---------- ROWS

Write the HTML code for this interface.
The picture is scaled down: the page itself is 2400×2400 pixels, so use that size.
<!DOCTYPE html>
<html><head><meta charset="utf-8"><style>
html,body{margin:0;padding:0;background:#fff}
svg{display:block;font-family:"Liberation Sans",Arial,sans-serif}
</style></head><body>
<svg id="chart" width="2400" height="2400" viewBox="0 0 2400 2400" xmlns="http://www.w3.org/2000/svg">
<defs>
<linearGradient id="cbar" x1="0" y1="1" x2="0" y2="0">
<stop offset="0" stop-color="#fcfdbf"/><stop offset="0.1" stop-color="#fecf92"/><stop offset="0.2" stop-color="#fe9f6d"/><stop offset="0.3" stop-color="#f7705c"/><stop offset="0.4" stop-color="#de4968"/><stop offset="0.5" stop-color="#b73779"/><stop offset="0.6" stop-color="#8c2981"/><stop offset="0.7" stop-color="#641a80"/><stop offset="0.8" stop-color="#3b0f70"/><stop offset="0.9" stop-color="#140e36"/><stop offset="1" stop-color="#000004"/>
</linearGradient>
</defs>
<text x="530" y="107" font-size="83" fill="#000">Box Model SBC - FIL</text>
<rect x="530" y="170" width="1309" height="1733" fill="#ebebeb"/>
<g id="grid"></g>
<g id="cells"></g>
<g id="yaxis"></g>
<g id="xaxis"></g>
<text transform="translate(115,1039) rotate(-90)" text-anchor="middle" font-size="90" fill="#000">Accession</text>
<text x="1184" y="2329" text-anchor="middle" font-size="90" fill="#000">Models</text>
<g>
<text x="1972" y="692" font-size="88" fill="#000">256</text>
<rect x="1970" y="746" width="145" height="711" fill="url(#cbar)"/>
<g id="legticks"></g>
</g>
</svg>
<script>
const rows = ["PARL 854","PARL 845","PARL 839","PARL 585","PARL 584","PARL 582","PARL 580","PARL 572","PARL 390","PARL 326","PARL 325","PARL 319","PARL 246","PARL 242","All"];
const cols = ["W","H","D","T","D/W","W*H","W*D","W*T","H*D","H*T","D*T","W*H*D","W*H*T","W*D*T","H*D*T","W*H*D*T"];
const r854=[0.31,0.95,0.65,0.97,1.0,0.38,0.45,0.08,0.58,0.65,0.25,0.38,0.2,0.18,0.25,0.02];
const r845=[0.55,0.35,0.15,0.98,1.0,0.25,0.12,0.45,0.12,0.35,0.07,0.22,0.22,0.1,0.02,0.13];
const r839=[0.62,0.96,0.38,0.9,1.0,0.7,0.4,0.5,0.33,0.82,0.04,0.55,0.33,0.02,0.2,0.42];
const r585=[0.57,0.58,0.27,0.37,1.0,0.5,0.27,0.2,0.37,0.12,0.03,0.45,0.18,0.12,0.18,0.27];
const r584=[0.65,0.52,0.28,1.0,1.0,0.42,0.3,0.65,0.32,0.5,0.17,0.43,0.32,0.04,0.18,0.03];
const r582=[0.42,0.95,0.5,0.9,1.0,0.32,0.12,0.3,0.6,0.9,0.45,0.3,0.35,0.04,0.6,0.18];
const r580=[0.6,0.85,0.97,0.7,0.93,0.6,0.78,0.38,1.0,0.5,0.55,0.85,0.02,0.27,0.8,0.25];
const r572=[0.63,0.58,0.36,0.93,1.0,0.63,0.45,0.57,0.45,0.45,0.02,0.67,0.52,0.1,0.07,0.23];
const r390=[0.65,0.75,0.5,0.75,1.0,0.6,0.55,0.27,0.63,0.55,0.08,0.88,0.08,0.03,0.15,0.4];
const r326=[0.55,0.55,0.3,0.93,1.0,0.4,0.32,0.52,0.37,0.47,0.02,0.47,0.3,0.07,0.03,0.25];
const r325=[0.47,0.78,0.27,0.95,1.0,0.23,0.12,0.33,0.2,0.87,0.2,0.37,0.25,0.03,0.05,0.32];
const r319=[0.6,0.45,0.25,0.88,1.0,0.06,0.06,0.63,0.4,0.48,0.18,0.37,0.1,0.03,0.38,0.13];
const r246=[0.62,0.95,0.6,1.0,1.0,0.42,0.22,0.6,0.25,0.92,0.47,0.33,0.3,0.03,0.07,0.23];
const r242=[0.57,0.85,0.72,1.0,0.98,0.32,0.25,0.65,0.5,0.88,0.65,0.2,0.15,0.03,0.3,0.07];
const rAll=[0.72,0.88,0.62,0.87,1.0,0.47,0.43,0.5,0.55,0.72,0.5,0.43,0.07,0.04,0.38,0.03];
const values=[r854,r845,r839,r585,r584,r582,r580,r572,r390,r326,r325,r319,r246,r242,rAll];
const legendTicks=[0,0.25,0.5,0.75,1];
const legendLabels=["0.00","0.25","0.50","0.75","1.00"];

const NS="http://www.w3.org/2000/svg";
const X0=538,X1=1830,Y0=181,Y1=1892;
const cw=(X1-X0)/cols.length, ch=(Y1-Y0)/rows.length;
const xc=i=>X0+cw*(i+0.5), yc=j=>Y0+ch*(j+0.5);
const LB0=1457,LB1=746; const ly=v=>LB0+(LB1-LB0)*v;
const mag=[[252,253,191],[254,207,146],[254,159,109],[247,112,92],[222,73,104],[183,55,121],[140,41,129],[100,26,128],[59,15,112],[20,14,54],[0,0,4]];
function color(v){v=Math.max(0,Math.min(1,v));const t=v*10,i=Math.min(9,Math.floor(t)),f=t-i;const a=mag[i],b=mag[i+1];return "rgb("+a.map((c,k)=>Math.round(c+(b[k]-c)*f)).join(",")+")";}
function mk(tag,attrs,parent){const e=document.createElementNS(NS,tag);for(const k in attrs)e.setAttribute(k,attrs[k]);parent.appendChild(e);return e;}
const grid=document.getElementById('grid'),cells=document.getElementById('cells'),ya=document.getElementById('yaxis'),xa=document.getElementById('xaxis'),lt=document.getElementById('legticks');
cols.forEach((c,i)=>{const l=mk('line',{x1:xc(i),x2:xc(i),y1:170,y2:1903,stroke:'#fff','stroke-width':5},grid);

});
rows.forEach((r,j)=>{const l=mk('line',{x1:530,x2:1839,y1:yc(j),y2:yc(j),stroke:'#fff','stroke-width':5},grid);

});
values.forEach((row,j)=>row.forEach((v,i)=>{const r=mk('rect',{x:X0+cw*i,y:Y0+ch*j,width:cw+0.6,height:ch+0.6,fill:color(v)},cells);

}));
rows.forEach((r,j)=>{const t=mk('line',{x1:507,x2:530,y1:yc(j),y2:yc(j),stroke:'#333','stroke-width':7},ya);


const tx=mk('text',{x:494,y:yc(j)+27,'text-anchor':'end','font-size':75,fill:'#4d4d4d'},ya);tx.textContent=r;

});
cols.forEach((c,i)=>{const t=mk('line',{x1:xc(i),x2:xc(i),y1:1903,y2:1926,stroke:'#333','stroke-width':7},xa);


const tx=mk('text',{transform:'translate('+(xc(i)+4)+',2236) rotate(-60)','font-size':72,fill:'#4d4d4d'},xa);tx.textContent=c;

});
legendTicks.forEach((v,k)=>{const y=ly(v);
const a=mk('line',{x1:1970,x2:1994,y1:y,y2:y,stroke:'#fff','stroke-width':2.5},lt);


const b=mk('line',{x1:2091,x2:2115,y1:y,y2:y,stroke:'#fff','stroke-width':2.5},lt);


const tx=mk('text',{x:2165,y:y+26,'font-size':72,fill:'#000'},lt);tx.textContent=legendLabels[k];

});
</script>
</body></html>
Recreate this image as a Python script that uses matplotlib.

--------------------

* _EXERCISE INSTRUCTIONS_:
State how many lines of the listing hold the string "script"; reply with the number and nothing else.

* _CORRECT RESULT_:
3